Stuff and nonsense, 1/30/20
The beginning of the new year—and a new decade, no less—is a good time to shed one's baggage, which is why I ended up hauling a 63 pound suitcase to California with me back in December. (My New York apartment is a walk-up, and I do not have the upper body strength to lift 63 pounds down a flight of stairs, so to transport it I braced myself below the suitcase and essentially had it fall on me, step by step, as I descended.) "What's in here?" the cabdriver I hailed demanded as he swung it, with effort, into the trunk. It was paper, and not the kind you can buy things with or roll up dank weed in. It included my notebooks and readings from school to be filed away, a year's worth of receipts for tax deduction purposes, around 40 back issues of magazines, and approximately 20 books.
I generally adhere to a Marie Kondo-like philosophy regarding my possessions—I prefer to own fewer objects that I prize; I store my clothes vertically in their drawers like file folders. But paper is the one arena where I veer from orthodoxy. "My basic principle for sorting papers is to throw them all away," she writes, a statement I view as a direct attack on everything I stand for. Last semester, my kitchen table accumulated a beefy, unholy stack of journalism. I'd buy the fat Sunday edition of the New York Times every week, and I also started subscribing to various highbrow literary magazines on my teachers' recommendations. Once received, these would all go on The Pile—I never felt like I had time to read them during the semester itself.

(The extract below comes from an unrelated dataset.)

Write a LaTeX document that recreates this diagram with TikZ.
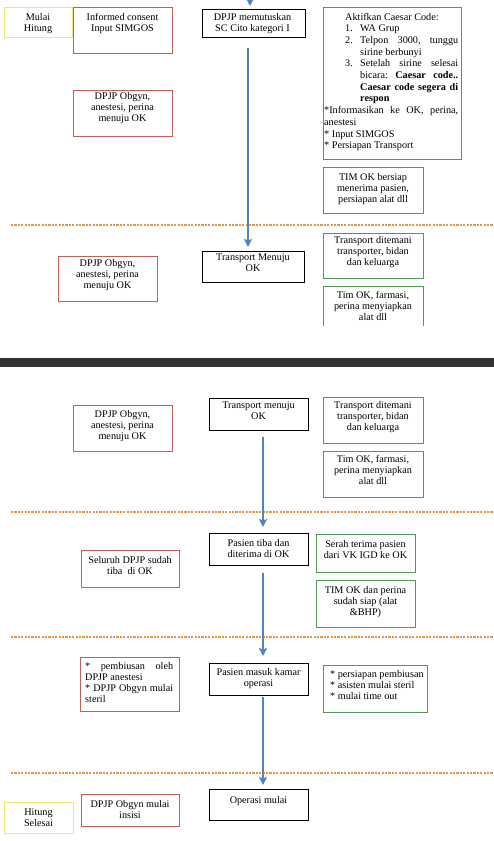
\documentclass[tikz,border=0pt]{standalone}
\usepackage{fontspec}
\setmainfont{Liberation Serif}
\usetikzlibrary{arrows.meta,calc}
\definecolor{redb}{RGB}{205,90,85}
\definecolor{greenb}{RGB}{80,155,80}
\definecolor{yelb}{RGB}{240,234,110}
\definecolor{arrc}{RGB}{84,130,190}
\definecolor{dashc}{RGB}{230,150,70}
\definecolor{bandc}{RGB}{50,50,50}
\newcommand\mkbox[6]{\node[#2, minimum width={#5pt-#3pt}, minimum height={#6pt-#4pt}] (#1) at ({(#3+#5)/2},{(#4+#6)/2}) {};}
\begin{document}
\begin{tikzpicture}[x=1pt,y=-1pt,
  bx/.style={draw, line width=1pt, inner sep=0pt, outer sep=0pt},
  redbox/.style={bx, draw=redb},
  greenbox/.style={bx, draw=greenb},
  blackbox/.style={bx, draw=black},
  yellowbox/.style={bx, draw=yelb},
  txt/.style={inner sep=0pt, anchor=north, align=center, font=\fontsize{10.2}{11}\selectfont},
  ltxt/.style={inner sep=0pt, anchor=north west, align=left, font=\fontsize{10.2}{11}\selectfont},
  arr/.style={draw=arrc, line width=2pt, -{Stealth[length=8pt,width=8pt,inset=1.5pt]}},
  sep/.style={draw=dashc, line width=1.6pt, dash pattern=on 2.2pt off 1.2pt},
]
\useasboundingbox (0,0) rectangle (494,841);
\fill[white] (0,0) rectangle (494,841);

% ---------- top section ----------
\mkbox{mulai}{yellowbox}{4}{7}{72}{37}
\node[txt] (mulait) at (38,13) {Mulai\\Hitung};
\mkbox{ic}{redbox}{73}{7}{172}{53}
\node[txt] (ict) at (122.5,13) {Informed consent\\Input SIMGOS};
\mkbox{dm}{blackbox}{202}{9}{305}{37}
\node[txt] (dmt) at (252.5,13.3) {DPJP memutuskan\\SC Cito kategori I};

\mkbox{cz}{greenbox}{323}{7}{461}{159}
\node[ltxt] (czt) at (324,12.7) {\parbox[t]{134pt}{\baselineskip=11.7pt
\hbox to134pt{\hskip21pt Aktifkan Caesar Code:\hss}
\hbox to134pt{\hskip21pt\hbox to15pt{1.\hss}WA Grup\hss}
\hbox to134pt{\hskip21pt\hbox to15pt{2.\hss}\hbox to98pt{Telpon\hfil 3000,\hfil tunggu}}
\hbox to134pt{\hskip36pt sirine berbunyi\hss}
\hbox to134pt{\hskip21pt\hbox to15pt{3.\hss}\hbox to98pt{Setelah\hfil sirine\hfil selesai}}
\hbox to134pt{\hskip36pt\hbox to98pt{bicara:\hfil\textbf{Caesar}\hfil\textbf{code..}}}
\hbox to134pt{\hskip36pt\hbox to98pt{\bfseries Caesar\hfil code\hfil segera\hfil di}}
\hbox to134pt{\hskip36pt\textbf{respon}\hss}
\hbox to134pt{*Informasikan\hfil ke\hfil OK,\hfil perina,}
\hbox to134pt{anestesi\hss}
\hbox to134pt{* Input SIMGOS\hss}
\hbox to134pt{* Persiapan Transport\hss}}};

\mkbox{ob1}{redbox}{73}{90}{172}{136}
\node[txt] (ob1t) at (122.5,92.5) {DPJP Obgyn,\\anestesi, perina\\menuju OK};
\mkbox{tim1}{greenbox}{323}{167}{423}{213}
\node[txt] (tim1t) at (373,173.3) {TIM OK bersiap\\menerima pasien,\\persiapan alat dll};

\draw[sep] (11,225) -- (494,225);

\mkbox{tr1}{greenbox}{323}{233}{423}{278}
\node[txt] (tr1t) at (373,236.7) {Transport ditemani\\transporter, bidan\\dan keluarga};
\node[inner sep=0pt, outer sep=0pt, minimum width=100pt, minimum height=40pt] (far1) at (373,306) {};
\draw[greenb, line width=1pt] (far1.south west) |- (far1.north east) -- (far1.south east);
\node[txt] (far1t) at (373,290.7) {Tim OK, farmasi,\\perina menyiapkan\\alat dll};
\mkbox{ob2}{redbox}{58}{256}{157}{301}
\node[txt] (ob2t) at (107.5,259.3) {DPJP Obgyn,\\anestesi, perina\\menuju OK};
\mkbox{tm1}{blackbox}{202}{251}{304}{282}
\node[txt] (tm1t) at (253,253.3) {Transport Menuju\\OK};

% arrows top
\coordinate (a0) at (250,-4);
\draw[arr, shorten >=3pt] (a0) -- (a0 |- dm.north);
\coordinate (a1) at (248,48);
\draw[arr, shorten >=4pt] (a1) -- (a1 |- tm1.north);

% ---------- band ----------
\fill[bandc] (0,358) rectangle (494,367);

% ---------- bottom section ----------
\mkbox{ob3}{redbox}{73}{405}{172}{451}
\node[txt] (ob3t) at (122.5,410) {DPJP Obgyn,\\anestesi, perina\\menuju OK};
\mkbox{tm2}{blackbox}{209}{398}{308}{430}
\node[txt] (tm2t) at (258.5,401.7) {Transport menuju\\OK};
\mkbox{tr2}{greenbox}{323}{397}{423}{443}
\node[txt] (tr2t) at (373,401.7) {Transport ditemani\\transporter, bidan\\dan keluarga};
\mkbox{far2}{greenbox}{323}{451}{423}{497}
\node[txt] (far2t) at (373,455) {Tim OK, farmasi,\\perina menyiapkan\\alat dll};

\draw[sep] (11,512) -- (494,512);

\mkbox{pt}{blackbox}{209}{533}{308}{565}
\node[txt] (ptt) at (258.5,539.3) {Pasien tiba dan\\diterima di OK};
\mkbox{sel}{redbox}{81}{550}{179}{587}
\node[txt] (selt) at (130,556) {Seluruh DPJP sudah\\tiba\ \ di OK};
\mkbox{st}{greenbox}{316}{534}{415}{572}
\node[txt] (stt) at (365.5,540) {Serah terima pasien\\dari VK IGD ke OK};
\mkbox{tok}{greenbox}{316}{580}{415}{627}
\node[txt] (tokt) at (365.5,586) {TIM OK dan perina\\sudah siap (alat\\\&BHP)};

\draw[sep] (11,637) -- (494,637);

\mkbox{pm}{blackbox}{209}{663}{308}{695}
\node[txt] (pmt) at (258.5,668.3) {Pasien masuk kamar\\operasi};
\mkbox{pemb}{redbox}{80}{657}{179}{711}
\node[ltxt] (pembt) at (85,662.7) {\parbox[t]{88pt}{\baselineskip=11pt
\hbox to88pt{*\hfil pembiusan\hfil oleh}
\hbox to88pt{DPJP anestesi\hss}
\hbox to88pt{*\hfil DPJP\hfil Obgyn\hfil mulai}
\hbox to88pt{steril\hss}}};
\mkbox{pers}{greenbox}{323}{665}{427}{712}
\node[ltxt] (perst) at (330,670.7) {* persiapan pembiusan\\* asisten mulai steril\\* mulai time out};

\draw[sep] (11,773) -- (494,773);

\mkbox{om}{blackbox}{209}{789}{308}{820}
\node[txt] (omt) at (258.5,796) {Operasi mulai};
\mkbox{ins}{redbox}{81}{794}{179}{826}
\node[txt] (inst) at (130,800) {DPJP Obgyn mulai\\insisi};
\mkbox{hs}{yellowbox}{4}{802}{73}{833}
\node[txt] (hst) at (38.5,808.3) {Hitung\\Selesai};

% arrows bottom
\coordinate (ax) at (263,0);
\draw[arr, shorten <=7pt, shorten >=6pt] (tm2.south -| ax) -- (pt.north -| ax);
\draw[arr, shorten <=8pt, shorten >=7pt] (pt.south -| ax) -- (pm.north -| ax);
\draw[arr, shorten <=2pt, shorten >=4pt] (pm.south -| ax) -- (om.north -| ax);
\end{tikzpicture}
\end{document}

So I spent most of January decluttering: one week was spent nestled in a giant furry beanbag, plowing through issues of the New York Review of Books, the London Review of Books, the New York Times Book Review, and Bookforum. I spent another week cozied up in bed sifting through my inbox. My email hygiene is also generally a hot mess—I open new messages, feel a vague sense of obligation, do nothing, then repeat the process until I have the time/emotional bandwidth to actually deal with them, usually months later. So I archived a year's worth of Lyft receipts and Venmo notifications and read newsletter backlogs and made the executive decision to unsubscribe from most of them. Poem-a-Day, I hardly knew ye.
But the promise of KonMari-ing, and decluttering in general, isn't just having less stuff and more happiness. It's also that, by getting rid of your extra stuff, you also remove the mental burden of having that stuff, which then frees you up to consider what you actually want from life. Once you've fully KonMari-ed your home, you might just realize what your true passion is, or go out and finally find a boyfriend (at least, that's how the manga version of The Life-Changing Magic of Tidying Up—which I read in its entirety standing up in a bookstore—ends). The goal, weirdly, is focus.
And yet I spent January feeling more lost about my career prospects than ever. It's our modern affliction that we have multifarious apps and byzantine ways to keep ourselves from constantly checking our email (where, again, the goal is focus). But it was the absence of email that was torturing me. I'd check my email, receive no new messages, stare into the abyss, and then focus really hard—on my own failures. Here, roughly, was the progression of my constantly iterating thought-loop:
1. no one is responding to my emails
2. my writing isn't good/literary enough to be taken seriously
3. my writing isn't good/literary enough to make an actual career out of it
4. i have no employable skills
5. oh god i'm going to hit 30 and not have any employable skills
6. maybe i should quit and take up another, more honest line of work, thereby contributing to humanity and a 401(k) like everyone else
7. oh wait, see 4.
9. is 27 too young to give up on one's dreams
On the bright side, I've stopped checking my email so much.
I feel slightly less unhinged now that I'm back in New York, possibly because I now have plenty of paper to distract me. I edit book reviews for a website, and publishers are constantly sending me forthcoming books, unprompted. This sounds great—free books!—until you realize that I get on average one book a day. To change my address when I moved, I had to email more than ten publishers individually, and sometimes I wasn't even sure how they'd gotten my address. (Even now, some publishers are still sending books to my old Bay Area apartment.)
This past Sunday, I went to go pick up a month and a half's worth of mail from my local UPS store. I gave my ID to the guy at the counter, and his eyes widened. "Oh, yeah, we've got packages for you," he said. Then he went into the back room and brought out a clear trash bag with fifteen packages in it. "We sent some back, but there were so many we stopped," he said. "Next time, leave a phone number." (Incidentally, when I cleaned out my inbox, I deleted or archived more than a hundred UPS email notifications.) Then I went home, unwrapped the books, and added them to the towering stacks on my beleaguered kitchen table. Right now, there are 129 books on it.